Если иметь в виду первое значение, то «дорога» воспринималась русским сознанием как нечто вовсе необязательное, поскольку она ограничивает и закрепощает движение,
в его самости и вселенском существе. Для психики русского человека, очевидно, не приемлема ни относительная, ни исчерпывающая ясность, ни предопределённость, которую семантически несёт в себе понятие «дорога». Ему ближе путь. Потому что «путь» – шире. Ведя к горизонту и «смыкаясь с небом», он предполагает вариации следования и по этой причине «дорожно» не регламентирован. Иными словами, – «путь» более приемлем своей вселенской трёхмерностью, природной расцвеченностью и нескончаемой абстрактностью. Он не только шире, но и значительнее «дороги», ибо пролегает везде… «Путь» этот (назовём его «Русский Путь») психологически и ментально смыкается с пространством-временем. Последнее в космологии и релятивистской физике объединяет пространство и время в одну абстрактную Вселенную. Математики называют её многообразием, строящемся из «событий», раскрывающихся в системе соответствующих координат. Понятно, что физическое (и уже – телесное) удобство следования не играет важной роли в (русском) «космосе» логически неопределённого, бытийно не очевидного и «умственно» не слишком ясного пути. Русскому человеку гораздо ближе «ежесейчасная» готовность выступить туда, куда «душа ведёт» и «куда глаза глядят», под которыми следует понимать внутреннее зрение. В таковом следовании проявляет себя удалой зов «вселенской души» и некий властный, но надличностный символ воли, персонифицированный в субъективном желании-охоте: «Иду туда, куда хочу!». Если для русского «дорога» есть некий символ, то для условного европейца она, скорее, – средство, ведущее к определённой цели. Первый следует по дороге, впрочем, не имеющей для него особой ценности, а потому завсегда готов свернуть; второй использует дорогу по её прямому назначению, ибо верит, что она приведёт его к желанной цели.Далее, если «европеец» стремится непременно завершить путь, то русский ублажает себя им. Для первого дорога – это отрезок пути, который непременно нужно преодолеть; для русского она – некая лишённая самодостаточности протяжённость не только в плоскости, но и в пространстве, в котором он, однако, может ничего и не найти…

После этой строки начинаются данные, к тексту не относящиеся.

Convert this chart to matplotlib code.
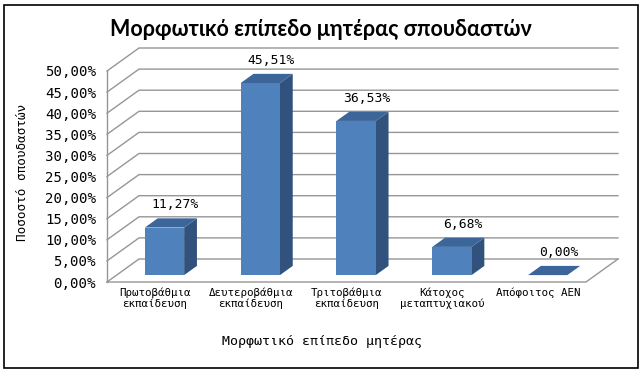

Словом, функция в русском сознании уступает место этической и философской категории,
где самоценность объекта условна, цель не всегда существенна, а потому спешка и само стремление к ней излишни.Русский, идя по дороге, видит ещё и небо. «Европеец» тоже видит, но не всегда замечает его.
А потому не расшибает себе лоб, ибо, глядя под ноги, знает, куда ступить. Русский расшибает, но, встав и отряхнувшись, невзирая на случившееся препятствие, опять настроен «приобщиться к небу» и открывающемуся его «внутренним очам» пространству.Участливый «европеец» (если участливый) пытается объяснить «непутёвому» русскому, как лучше и куда идти, но тот его не слушает. «Как»
– русский не очень хорошо знает, но и не особенно стремится знать, потому что конкретное знание снижает кругозор мистического восприятия мира. Зато он знает, куда идёт, поэтому в свою очередь пытается поделиться с «попутчиком» своим заветным знанием, – тем, что открывается ему через душу и «небесную лазурь». На что «европеец» вежливо улыбается (и порой даже соглашается), но что не приемлет, потому привык поверять всё умом и расчётом. Русский – истинно Зачарованный и неисправимый Странник. Не всё, конечно, вмещается в этот образ. Не всё укладывается и в аллегорию, тем более, что Западная Европа и Россия – это две, каждая по-своему, мощные духовные и исторические данности. Тем не менее, примерно так вот они и идут… Почему же так?Да потому, что, повторюсь, дорога-путь в русском сознании есть мистическое пространство, которое «нельзя трогать», но можно лицезреть внутренне. В сознании условного европейца ухоженная «дорога» означает ясность пути, поэтому он принимает её прежде всего в таковом качестве. Для русского не приемлема «ясность», так как она ограничивает духовную потребу и исключает мистику, чудесность и загадочность, поэтому он отвергает не его
«ясность». Иначе говоря, если русский гений, вдохновлённый свыше, создаёт непреходящие ценности в областях «чистого» творчества и в этом отношении смыкается с европейским, а на духовном уровне, пожалуй, и превосходит его, то за отсутствием тяги к мирскому устроению он явно уступает европейскому гению в «здешней» организованности.